Considering how much Windsor Flynn’s Instagram posts make me laugh, it may be surprising what they’re usually about: obsessive-compulsive disorder (OCD). Windsor shares advice on how to deal with intrusive thoughts and compulsions, drawing on her own experiences with postpartum OCD to make you really believe you can face this too. Thank you, Windsor, for everything you do—and for being here today!
You’ve shared your struggles with postpartum OCD after the birth of your son. Did you know anything about OCD before the onset of your symptoms?
I had only heard of OCD in the same way most everyone has. I imagined people spinning in circles and counting loudly and generally behaving in a very obvious manner. The symptoms I was experiencing were definitely not on my radar as OCD.
How did you realize what you were experiencing was OCD?
After searching for postpartum mood symptoms I came across a checklist for PPOCD/Anxiety and I related to nearly all of the symptoms listed.
You have two children now. How are you doing? Did you experience any symptoms after the birth of your daughter?

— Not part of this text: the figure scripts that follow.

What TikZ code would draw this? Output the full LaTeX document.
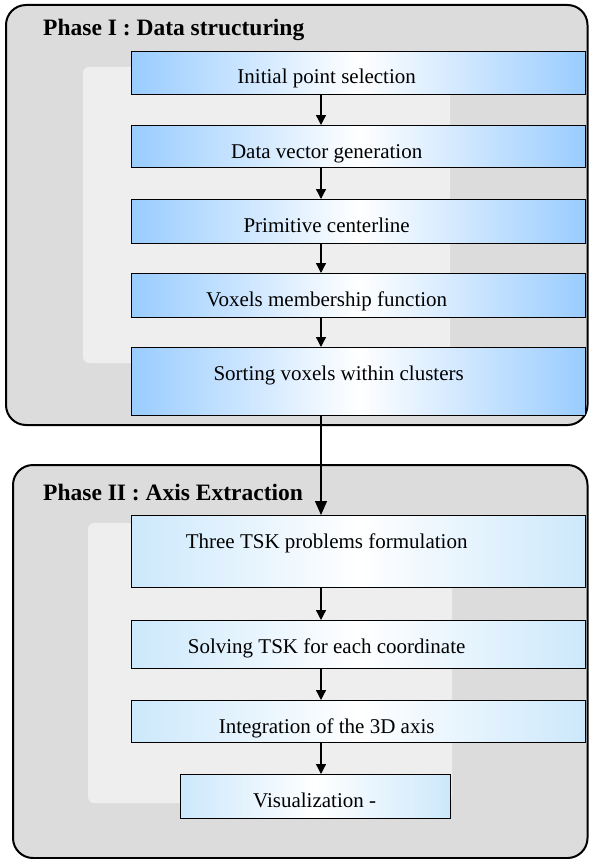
\documentclass[tikz,border=0pt]{standalone}
\usepackage{fontspec}
\setmainfont{Liberation Serif}
\usetikzlibrary{arrows.meta}
\definecolor{phasegray}{HTML}{DCDCDC}
\definecolor{innergray}{HTML}{EEEEEE}
\definecolor{blueone}{HTML}{99CCFF}
\definecolor{bluetwo}{HTML}{CCE8FC}
\begin{document}
\begin{tikzpicture}[x=1pt,y=-1pt,
    phase/.style={fill=phasegray,line width=2pt,rounded corners=20pt},
    title/.style={anchor=base west,inner sep=0pt,font=\bfseries\fontsize{23.5}{28}\selectfont},
    box/.style={draw,line width=1.3pt,anchor=north west,minimum width=454pt,inner sep=0pt,shading=axis},
    boxI/.style={box,left color=blueone,right color=blueone,middle color=white},
    boxII/.style={box,left color=bluetwo,right color=bluetwo,middle color=white},
    boxtext/.style n args={2}{label={[anchor=base,xshift=#1,yshift=-33pt,font=\fontsize{21}{25}\selectfont]north:#2}},
    flow/.style={line width=1.3pt,-{Triangle[length=10pt,width=10pt]}}]
  \useasboundingbox (0,0) rectangle (589,859);
  \coordinate (axis) at (321,0);
  % phase I
  \draw[phase] (6,5) rectangle (587.5,425);
  \fill[innergray,rounded corners=6pt] (83,67) rectangle (450,363);
  \node[title] (phaseI) at (43,36) {Phase I : Data structuring};
  \node[boxI,minimum height=43pt,boxtext={-32pt}{Initial point selection}] (init) at (131,51) {};
  \node[boxI,minimum height=42pt,boxtext={-32pt}{Data vector generation}] (vec) at (131,125) {};
  \node[boxI,minimum height=44pt,boxtext={-32pt}{Primitive centerline}] (prim) at (131,199) {};
  \node[boxI,minimum height=44pt,boxtext={-32pt}{Voxels membership function}] (memb) at (131,273) {};
  \node[boxI,minimum height=68pt,boxtext={-20pt}{Sorting voxels within clusters}] (sort) at (131,347) {};
  % phase II
  \draw[phase] (13,465) rectangle (587.5,858);
  \fill[innergray,rounded corners=6pt] (88,523) rectangle (452,803);
  \node[title] (phaseII) at (43,500) {Phase II : Axis Extraction};
  \node[boxII,minimum height=72pt,boxtext={-32pt}{Three TSK problems formulation}] (tsk) at (131,515) {};
  \node[boxII,minimum height=48pt,boxtext={-32pt}{Solving TSK for each coordinate}] (solve) at (131,620) {};
  \node[boxII,minimum height=42pt,boxtext={-32pt}{Integration of the 3D axis}] (integ) at (131,700) {};
  \node[boxII,minimum width=270pt,minimum height=44pt,boxtext={-1pt}{Visualization -}] (vis) at (180,774) {};
  % arrows
  \draw[flow] (init.south -| axis) -- (vec.north -| axis);
  \draw[flow] (vec.south -| axis) -- (prim.north -| axis);
  \draw[flow] (prim.south -| axis) -- (memb.north -| axis);
  \draw[flow] (memb.south -| axis) -- (sort.north -| axis);
  \draw[flow,-{Triangle[length=14pt,width=12pt]}] (sort.south -| axis) -- (tsk.north -| axis);
  \draw[flow] (tsk.south -| axis) -- (solve.north -| axis);
  \draw[flow] (solve.south -| axis) -- (integ.north -| axis);
  \draw[flow] (integ.south -| axis) -- (vis.north -| axis);
\end{tikzpicture}
\end{document}
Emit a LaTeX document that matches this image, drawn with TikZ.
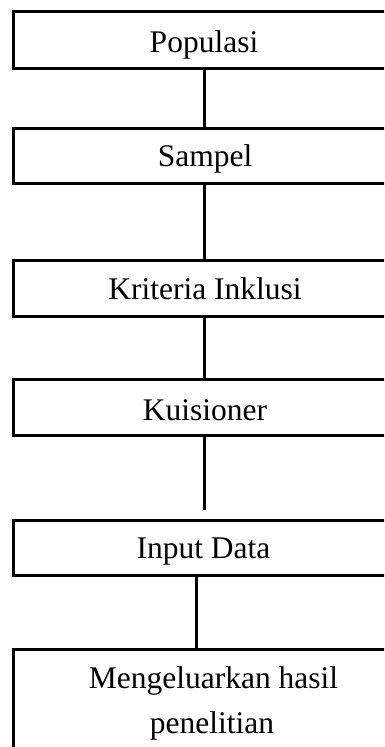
\documentclass[tikz,border=0pt]{standalone}
\usepackage{fontspec}
\setmainfont{Liberation Serif}
\begin{document}
\begin{tikzpicture}[x=1pt,y=-1pt,
  box/.style={draw=black, line width=3pt, rectangle, minimum width=382pt, inner sep=0pt, outer sep=0pt},
  conn/.style={draw=black, line width=3pt},
  txt/.style={anchor=base, inner sep=0pt, font=\fontsize{31.5}{45}\selectfont}]
\useasboundingbox (0,0) rectangle (384,747);
\clip (0,0) rectangle (384,747);
\node[box, minimum height=57pt] (b1) at (204,39.5) {};
\node[box, minimum height=55pt] (b2) at (204,155.5) {};
\node[box, minimum height=56pt] (b3) at (204,288) {};
\node[box, minimum height=56pt] (b4) at (204,407) {};
\node[box, minimum height=55pt] (b5) at (204,547.5) {};
\node[box, minimum height=120pt, minimum width=400pt] (b6) at (213,709.5) {};
\node[txt] (t1) at (204,52) {Populasi};
\node[txt] (t2) at (205,166) {Sampel};
\node[txt] (t3) at (205,299.3) {Kriteria Inklusi};
\node[txt] (t4) at (205,420) {Kuisioner};
\node[txt] (t5) at (203.5,558) {Input Data};
\node[txt] (t6a) at (213.5,688) {Mengeluarkan hasil};
\node[txt] (t6b) at (212,733) {penelitian};
\draw[conn] (b1.south) -- (b2.north);
\draw[conn] (b2.south) -- (b3.north);
\draw[conn] (b3.south) -- (b4.north);
\draw[conn, shorten >=10pt] (b4.south) -- (b5.north);
\draw[conn] ([xshift=-8pt]b5.south) -- ([xshift=-8pt]b5.south |- b6.north);
\end{tikzpicture}
\end{document}
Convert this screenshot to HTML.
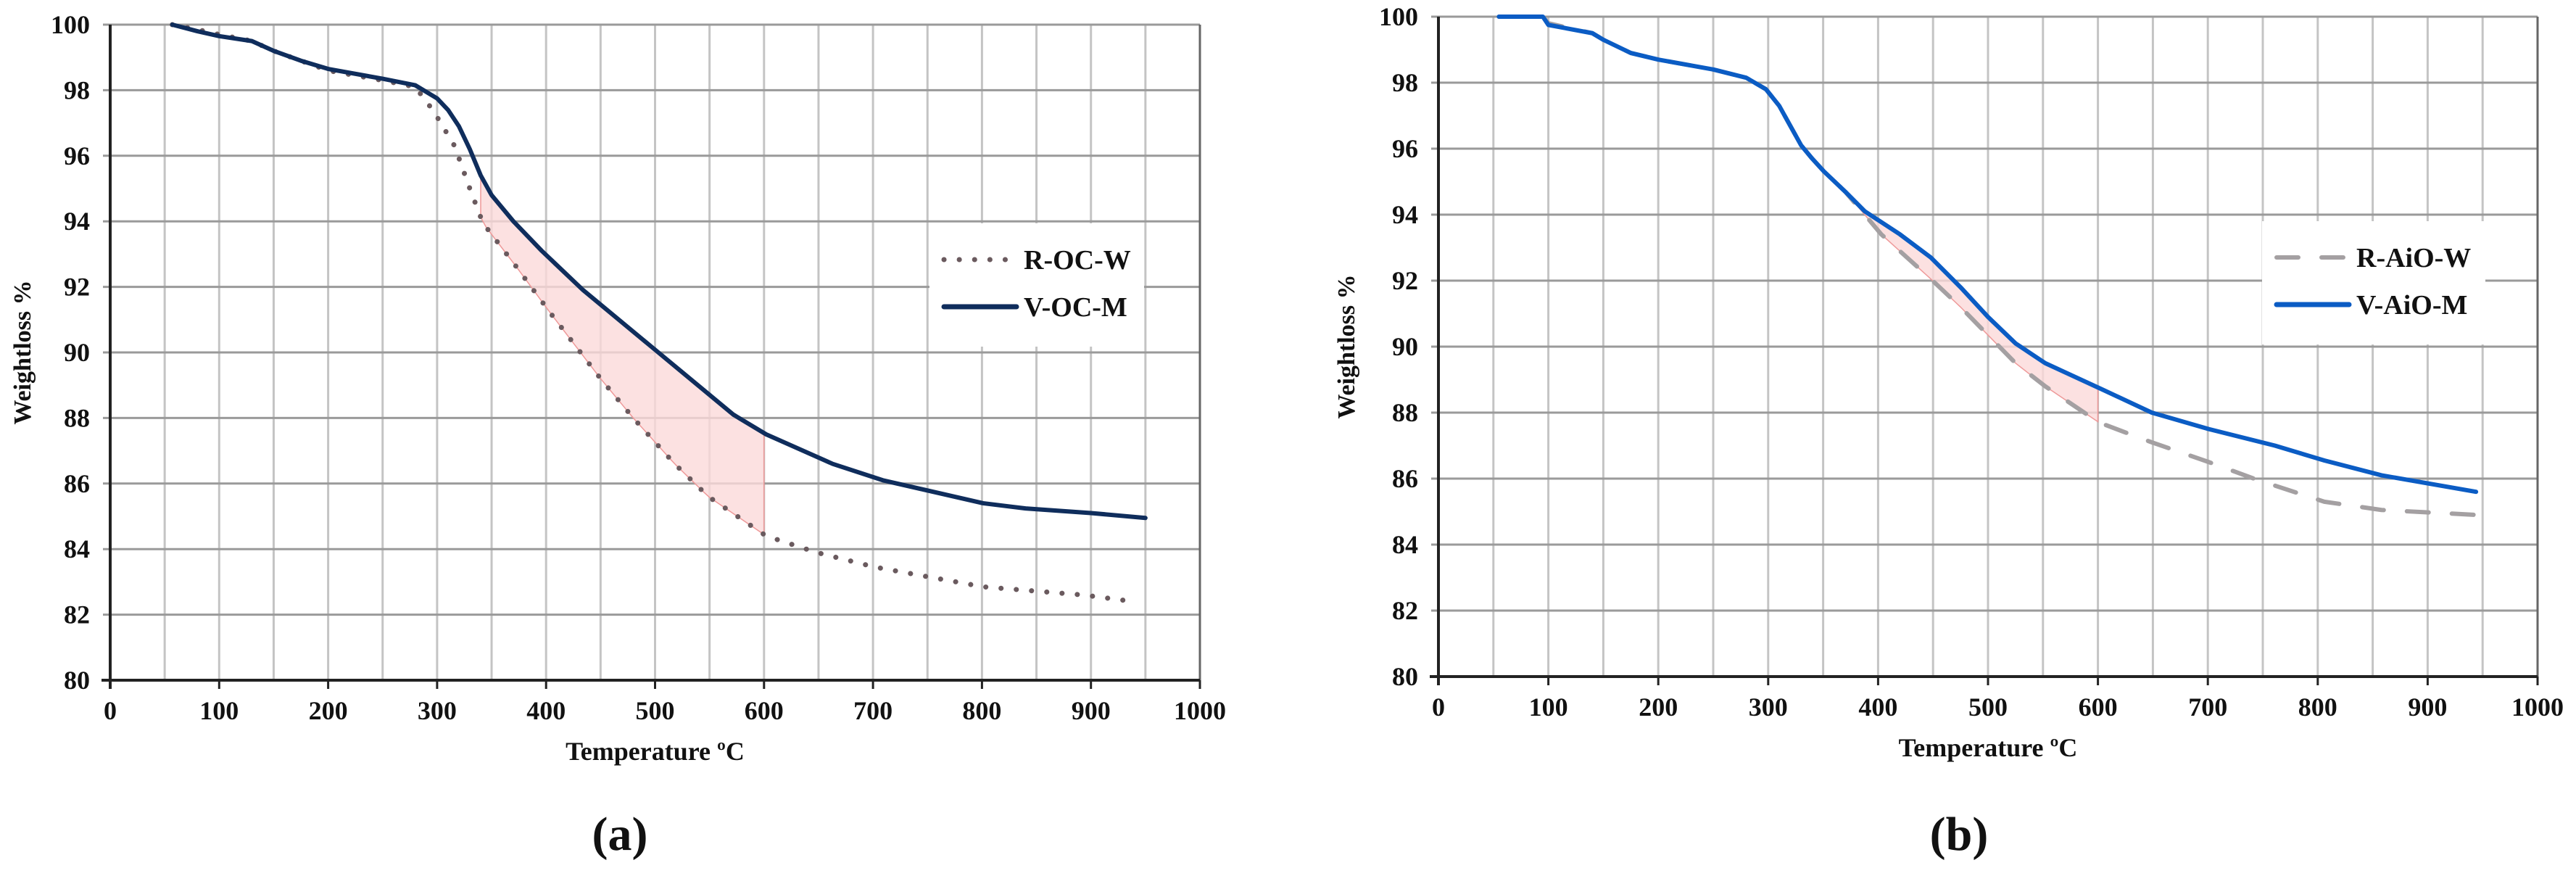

I’m doing well, considering the general anxiety and frustration that comes with living through COVID. Other than that I think my mental health is pretty solid. I say that because I know that I have the support of my therapist as I need it, and we have our regular appointments. After Olena was born I had intrusive thoughts about thinking she was the devil and I was looking for any signs that I might actually believe she was the devil. I was constantly checking to see if I was experiencing psychosis. This became pretty intense and for a while I felt like I would feel safer if I was in a hospital. I didn’t know that I was experiencing an OCD relapse but I was.
What would you tell a new mom who’s worried she’s going to hurt her baby?
I would tell her that becoming a parent comes with so many fears. Some are rational and some are not. I would encourage her to seek support from family and professionals, not because it is dangerous to fear that, but because the fears can be managed in a healthy way.
I’m new to Instagram—it took me a while to get my first pair of skinny jeans, too—and your posts crack me up! Of course they’re not just funny, they also help people feel less alone in their struggles with OCD. How did you decide to share your experiences (a) on Instagram and (b) with humor?
I was inspired to share my experience with OCD after realizing that I would never wish this on my worst enemy. The worst part of it all was the shame I felt and this belief that I was the only person who could be so awful to imagine these horrific scenarios. The humor part wasn’t planned, it’s just the way I am. I’m glad that the humor has resonated with people because I was scared it would be taken the wrong way. But after all, we need levity to get through something as dark as OCD can be.
Sometimes I find it easier to tell strangers about my OCD than the people closest to me. What has your experience been like?
Oh yea, I totally feel you on that. My husband and immediate family know about my OCD but I don’t talk to them about the specifics. If they want to they can always read my Instagram posts. I feel like telling people puts pressure on them to say something reassuring and we know what happens when we go down that route.
If you could offer people with OCD just one piece of advice, what would it be?
You don’t need to live this way. It is very possible to feel better and to learn to stop ruminating and to stop compulsions. OCD doesn’t have to be this thing that always causes you distress. Also, don’t try to fix yourself with toxic positivity or healthy food. Nothing beats OCD better than ERP therapy.